Accident reconstructions at well-traveled intersections can also be made easier to investigate through the use of thermal imagers. The numerous skid marks, oil stains, and grease marks can make it difficult to tell which marks should be attributed to the accident in question. A thermal imager can point to the warmest marks, likely indicating those that were left most recently.
Besides the DVTEL acquisition, FLIR Systems has also made other important purchases to make its products more complete and wide-ranging.
In December 2012, FLIR completed the acquisition of Lorex Technology for an aggregate price of USS60 million.
Lorex provides home and business equipment that includes connected visible light video cameras, illuminated infrared cameras, digital video recorders, video monitors, baby monitors, and wearable action sports cameras.
By acquiring Lorex, FLIR was able to diversify its offerings and expand into several new markets as the company sought to lower the cost to own thermal technology, it said.
Also in December 2012, FLIR acquired Belgium-based Traficon International, a leader in video detection technologies for traffic applications, for approximately $46 million in cash.
According to FLIR, thermal imaging is a superior solution for monitoring traffic, and by purchasing Traficon, FLIR was aiming to accelerate the adoption of FLIR technology in the worldwide market for video-based traffic control solutions.
In December of 2015, FLIR acquired DVTEL, a leader in software and hardware technologies for advanced video surveillance, in yet another high-profile merger and acquisition in the security industry as it undergoes a consolidation trend.

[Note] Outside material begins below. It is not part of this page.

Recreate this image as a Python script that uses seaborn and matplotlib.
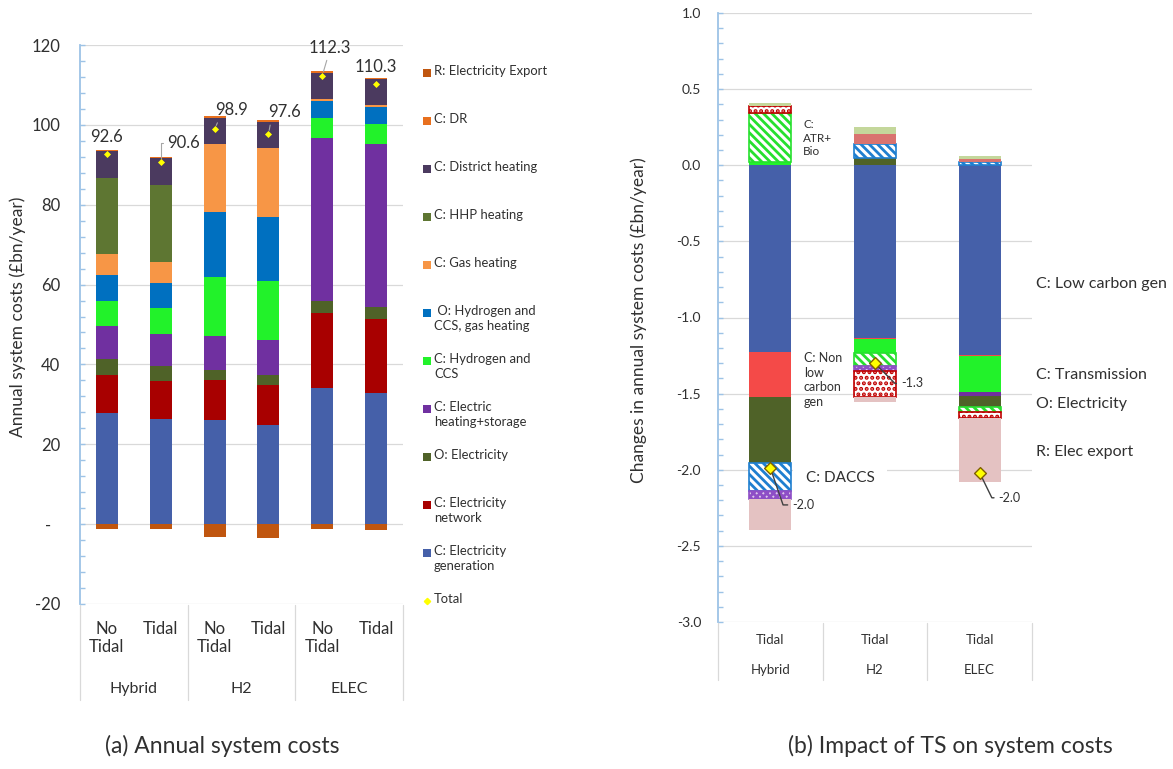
import numpy as np
import pandas as pd
import matplotlib
matplotlib.use("Agg")
import matplotlib.pyplot as plt
import matplotlib.transforms as mtransforms
from matplotlib.patches import Rectangle
from matplotlib.lines import Line2D
from matplotlib.ticker import MultipleLocator
import seaborn as sns

# ---------------- (a) Annual system costs, £bn/year ----------------
scenarios = ["Hybrid", "H2", "ELEC"]
case_labels = ["No\nTidal", "Tidal", "No\nTidal", "Tidal", "No\nTidal", "Tidal"]
bar_keys = ["Hybrid No Tidal", "Hybrid Tidal", "H2 No Tidal", "H2 Tidal",
            "ELEC No Tidal", "ELEC Tidal"]

elec_generation = [27.8, 26.3, 26.2, 24.9, 34.0, 32.8]
elec_network = [9.5, 9.6, 9.8, 9.9, 18.8, 18.5]
o_electricity = [4.0, 3.6, 2.5, 2.6, 3.2, 3.1]
electric_heating_storage = [8.4, 8.2, 8.6, 8.7, 40.7, 40.8]
hydrogen_ccs = [6.3, 6.5, 14.8, 14.8, 4.9, 4.9]
o_hydrogen_ccs_gas = [6.4, 6.3, 16.2, 15.9, 4.3, 4.3]
gas_heating = [5.2, 5.2, 17.1, 17.3, 0.6, 0.6]
hhp_heating = [19.2, 19.2, 0.0, 0.0, 0.0, 0.0]
district_heating = [6.6, 6.7, 6.6, 6.7, 6.6, 6.5]
demand_response = [0.3, 0.3, 0.3, 0.3, 0.3, 0.3]
electricity_export = [-1.1, -1.3, -3.2, -3.5, -1.1, -1.5]

# ---------------- (b) Impact of TS, £bn/year ----------------
impact_groups = ["Hybrid", "H2", "ELEC"]
impact_keys = ["Hybrid Tidal", "H2 Tidal", "ELEC Tidal"]

low_carbon_gen = [-1.224, -1.132, -1.245]
non_low_carbon_gen = [-0.300, -0.010, -0.010]
transmission = [0.020, -0.089, -0.235]
heating_storage = [0.0, 0.0, -0.023]
o_electricity_change = [-0.433, 0.045, -0.076]
daccs = [-0.183, 0.095, 0.020]
atr_bio = [0.323, -0.087, -0.031]
hydrogen_storage = [-0.052, -0.031, 0.0]
gas_network = [0.044, -0.170, -0.041]
distribution = [0.0, 0.068, 0.020]
elec_export = [-0.206, -0.033, -0.419]
other_costs = [0.023, 0.042, 0.020]

# ---------------- styling ----------------
TEXT = "#303030"
GRID = "#D9D9D9"
SPINE = "#9DC3E6"

sns.set_theme(style="white")
plt.rcParams["font.family"] = ["Lato", "DejaVu Sans"]
plt.rcParams["hatch.linewidth"] = 2.0
plt.rcParams["text.color"] = TEXT

W, H = 1173, 769
fig = plt.figure(figsize=(W / 100, H / 100), dpi=100)


def fx(px):
    return px / W


def fy(py):
    return 1 - py / H


ax1 = fig.add_axes([fx(80), fy(604), (403 - 80) / W, (604 - 45) / H])
ax2 = fig.add_axes([fx(718), fy(622), (1032 - 718) / W, (622 - 13) / H])


def solid(c):
    return dict(color=c, edgecolor=c, linewidth=0)


def hatched(c, pattern, face="white"):
    return dict(color=face, edgecolor=c, hatch=pattern, linewidth=1.2)


def draw_stack(ax, keys, series, width):
    """Stack each series on the running positive / negative totals."""
    pos_base = np.zeros(len(keys))
    neg_base = np.zeros(len(keys))
    for name, values, style in series:
        vals = np.asarray(values, dtype=float)
        bottoms = np.where(vals >= 0, pos_base, neg_base)
        keep = vals != 0
        if keep.any():
            df = pd.DataFrame({"case": np.array(keys)[keep], "value": vals[keep]})
            sns.barplot(data=df, x="case", y="value", order=keys,
                        bottom=bottoms[keep], width=width, saturation=1,
                        errorbar=None, ax=ax, **style)
        pos_base += np.clip(vals, 0, None)
        neg_base += np.clip(vals, None, 0)
    return pos_base + neg_base


def style_value_axis(ax, lo, hi, ticks, labels, minor, size, pad):
    ax.set_ylim(lo, hi)
    ax.set_yticks(ticks)
    ax.set_yticklabels(labels)
    ax.yaxis.set_minor_locator(MultipleLocator(minor))
    ax.set_axisbelow(True)
    ax.grid(False, axis="x", which="both")
    ax.yaxis.grid(True, which="major", color=GRID, lw=0.9)
    for s in ["top", "right", "bottom"]:
        ax.spines[s].set_visible(False)
    ax.spines["left"].set_color(SPINE)
    ax.spines["left"].set_linewidth(1.3)
    ax.tick_params(axis="y", which="both", direction="in", length=3.5,
                   width=1, color=SPINE, left=True, right=False)
    ax.tick_params(axis="y", which="major", labelsize=size, pad=pad,
                   labelcolor=TEXT)
    ax.set_xlabel("")
    ax.set_ylabel("")


def divider(xpx, top, bottom):
    fig.add_artist(Line2D([fx(xpx), fx(xpx)], [fy(top), fy(bottom)],
                          transform=fig.transFigure, color=GRID, lw=0.9))


# ---------------- panel (a) ----------------
cost_series = [
    ("C: Electricity\ngeneration", elec_generation, solid("#4560A9")),
    ("C: Electricity\nnetwork", elec_network, solid("#A80000")),
    ("O: Electricity", o_electricity, solid("#4F6228")),
    ("C: Electric\nheating+storage", electric_heating_storage, solid("#7030A0")),
    ("C: Hydrogen and\nCCS", hydrogen_ccs, solid("#22F22A")),
    (" O: Hydrogen and\nCCS, gas heating", o_hydrogen_ccs_gas, solid("#0070C0")),
    ("C: Gas heating", gas_heating, solid("#F79646")),
    ("C: HHP heating", hhp_heating, solid("#5E7632")),
    ("C: District heating", district_heating, solid("#4B3A5F")),
    ("C: DR", demand_response, solid("#E8701E")),
    ("R: Electricity Export", electricity_export, solid("#C0560F")),
]
totals = draw_stack(ax1, bar_keys, cost_series, 0.41)

sns.stripplot(x=bar_keys, y=totals, order=bar_keys, jitter=False, marker="D",
              size=3.6, color="#FFFF00", linewidth=0, ax=ax1, zorder=6)

style_value_axis(ax1, -20, 120, [-20, 0, 20, 40, 60, 80, 100, 120],
                 ["-20", "-  ", "20", "40", "60", "80", "100", "120"],
                 4, 12, 14.4)
ax1.set_xlim(-0.5, 5.5)
ax1.set_xticks(range(len(bar_keys)))
ax1.set_xticklabels(case_labels)
ax1.tick_params(axis="x", length=0, labelsize=12, pad=12, labelcolor=TEXT)

t1 = mtransforms.blended_transform_factory(ax1.transData, ax1.transAxes)
for g, name in enumerate(scenarios):
    ax1.text(2 * g + 0.5, -0.152, name, transform=t1, ha="center",
             va="center", fontsize=11.5, color=TEXT)
for xpx in [80, 187.7, 295.3, 402.5]:
    divider(xpx, 605, 700)

# total labels (offsets in px from the marker)
label_offsets = [(0, -17), (23, -19), (17, -19), (16, -22), (8, -28), (0, -17)]
leader_styles = [
    None,
    dict(connectionstyle="angle,angleA=0,angleB=90,rad=0", relpos=(0, 0.5)),
    dict(relpos=(0.15, 0.1)),
    dict(relpos=(0.1, 0.1)),
    dict(relpos=(0.45, 0.0)),
    None,
]
for i, (tot, (dx, dy), lead) in enumerate(zip(totals, label_offsets, leader_styles)):
    kw = {}
    if lead is not None:
        kw["arrowprops"] = dict(arrowstyle="-", color="#A6A6A6", lw=0.8,
                                shrinkA=1, shrinkB=3, **lead)
    ax1.annotate(f"{tot:.1f}", xy=(i, tot), xytext=(dx * 0.72, -dy * 0.72),
                 textcoords="offset points", ha="center", va="center",
                 fontsize=12, color=TEXT, **kw)

# legend, drawn as a column beside panel (a)
for k, (name, _, style) in enumerate(reversed(cost_series)):
    yc = 73 + 48 * k
    fig.add_artist(Rectangle((fx(423), fy(yc + 4)), 8 / W, 8 / H,
                             transform=fig.transFigure,
                             facecolor=style["color"], edgecolor="none"))
    fig.text(fx(434), fy(yc - 8), name, ha="left", va="top", fontsize=9.4,
             color=TEXT, linespacing=1.3)
yc = 73 + 48 * len(cost_series)
fig.add_artist(Line2D([fx(427)], [fy(yc)], marker="D", markersize=3.2,
                      color="#FFFF00", transform=fig.transFigure, lw=0))
fig.text(fx(434), fy(yc - 8), "Total", ha="left", va="top", fontsize=9.4,
         color=TEXT)

fig.text(fx(18), fy(317), "Annual system costs (£bn/year)", rotation=90,
         ha="center", va="center", fontsize=12.5, color=TEXT)

# ---------------- panel (b) ----------------
impact_series = [
    ("C: Low carbon gen", low_carbon_gen, solid("#4560A9")),
    ("C: Non low carbon gen", non_low_carbon_gen, solid("#F44A48")),
    ("C: Transmission", transmission, solid("#22F22A")),
    ("C: Heating storage", heating_storage, solid("#7030A0")),
    ("O: Electricity", o_electricity_change, solid("#4F6228")),
    ("C: DACCS", daccs, hatched("#1F7FD0", "\\\\\\\\")),
    ("C: ATR+Bio", atr_bio, hatched("#26E02E", "\\\\\\\\")),
    ("C: Hydrogen storage", hydrogen_storage, hatched("#8E4EC6", "xxxxx", "#DCC8EC")),
    ("C: Gas network", gas_network, hatched("#C00000", "...")),
    ("C: Distribution", distribution, solid("#D9736F")),
    ("R: Elec export", elec_export, solid("#E4C2C2")),
    ("O: Other", other_costs, solid("#C4D79B")),
]
changes = draw_stack(ax2, impact_keys, impact_series, 0.40)

sns.stripplot(x=impact_keys, y=changes, order=impact_keys, jitter=False,
              marker="D", size=6, color="#FFFF00", linewidth=1,
              edgecolor="#7F6000", ax=ax2, zorder=6)

ticks2 = np.arange(-3.0, 1.01, 0.5)
style_value_axis(ax2, -3.0, 1.0, ticks2, [f"{t:.1f}" for t in ticks2],
                 0.1, 10, 12.2)
ax2.set_xlim(-0.5, 2.5)
ax2.set_xticks(range(len(impact_keys)))
ax2.set_xticklabels(["Tidal"] * len(impact_keys))
ax2.tick_params(axis="x", length=0, labelsize=9.5, pad=8.5, labelcolor=TEXT)

t2 = mtransforms.blended_transform_factory(ax2.transData, ax2.transAxes)
for g, name in enumerate(impact_groups):
    ax2.text(g, -0.0788, name, transform=t2, ha="center", va="center",
             fontsize=9.5, color=TEXT)
for xpx in [718, 822.7, 927.3, 1031.5]:
    divider(xpx, 623, 680)

# net change labels (offsets in px from the marker)
change_offsets = [(22, 37), (26, 20), (19, 25)]
leader_angles = [-71, -45, -64]
for i, (val, (dx, dy), ang) in enumerate(zip(changes, change_offsets, leader_angles)):
    ax2.annotate(f"{val:.1f}", xy=(i, val), xytext=(dx * 0.72, -dy * 0.72),
                 textcoords="offset points", ha="left", va="center",
                 fontsize=9, color=TEXT,
                 arrowprops=dict(arrowstyle="-", color="#404040", lw=1,
                                 shrinkA=1, shrinkB=0, relpos=(0, 0.5),
                                 connectionstyle=f"angle,angleA=0,angleB={ang},rad=0"))

fig.text(fx(803), fy(138), "C:\nATR+\nBio", ha="left", va="center",
         fontsize=8.5, color=TEXT, linespacing=1.25)
fig.text(fx(804), fy(380), "C: Non\nlow\ncarbon\ngen", ha="left", va="center",
         fontsize=9, color=TEXT, linespacing=1.25)
fig.text(fx(806), fy(478), "C: DACCS", ha="left", va="center", fontsize=11,
         color=TEXT, bbox=dict(facecolor="white", edgecolor="none", pad=9))
for text, ypx in [("C: Low carbon gen", 284), ("C: Transmission", 375),
                  ("O: Electricity", 404), ("R: Elec export", 452)]:
    fig.text(fx(1036), fy(ypx), text, ha="left", va="center", fontsize=11.5,
             color=TEXT)

fig.text(fx(639), fy(320), "Changes in annual system costs (£bn/year)",
         rotation=90, ha="center", va="center", fontsize=12.5, color=TEXT)

# ---------------- captions ----------------
fig.text(fx(222), fy(746), "(a) Annual system costs", ha="center",
         va="center", fontsize=16.5, color=TEXT)
fig.text(fx(950), fy(746), "(b) Impact of TS on system costs", ha="center",
         va="center", fontsize=16.5, color=TEXT)

fig.savefig("out.png", dpi=100, facecolor="white")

According to Avi Gerbi, VP of Security for APAC at FLIR Systems, the deal was driven by a desire to create synergy, as DVTEL and FLIR's products and solutions can highly complement one another.
"The vision was to expand the FLIR Security portfolio to include a wide offering of top-quality products and well-integrated solutions to our partners and customers," he said. "Today we can offer anything from low-cost high-value basic NVR systems through enterprise-level VMS with high-efficiency IP cameras, all the way up to high-end tactical solutions using our Cameleon PSIM, thermal cameras, analytics, radars, and drones."
Already, the combination of both firms has shown initial positive results. "In early April at ISC West, only four months after the acquisition, we were already able to showcase how well-integrated our portfolio is. With our combined range we are able to achieve our aim of offering, in each product category, the best product covered by the best service, at the most competitive price," Gerbi said.
He explained how FLIR has created solutions that are suitable for a variety of verticals, especially those that are more critical and dependent upon products of high quality and reliability. "We have a team dedicated to analyzing the specific needs of different vertical markets in order to put together seamless solutions tailored to each of our major verticals. In April, at ISC West, we were able to display five complete integrated solutions, including transportation, power generation/distribution and safe/smart cities," Gerbi said. "The fact that FLIR provides a broad range of products that are already well-integrated makes it easy for us to tailor the right solution for each vertical."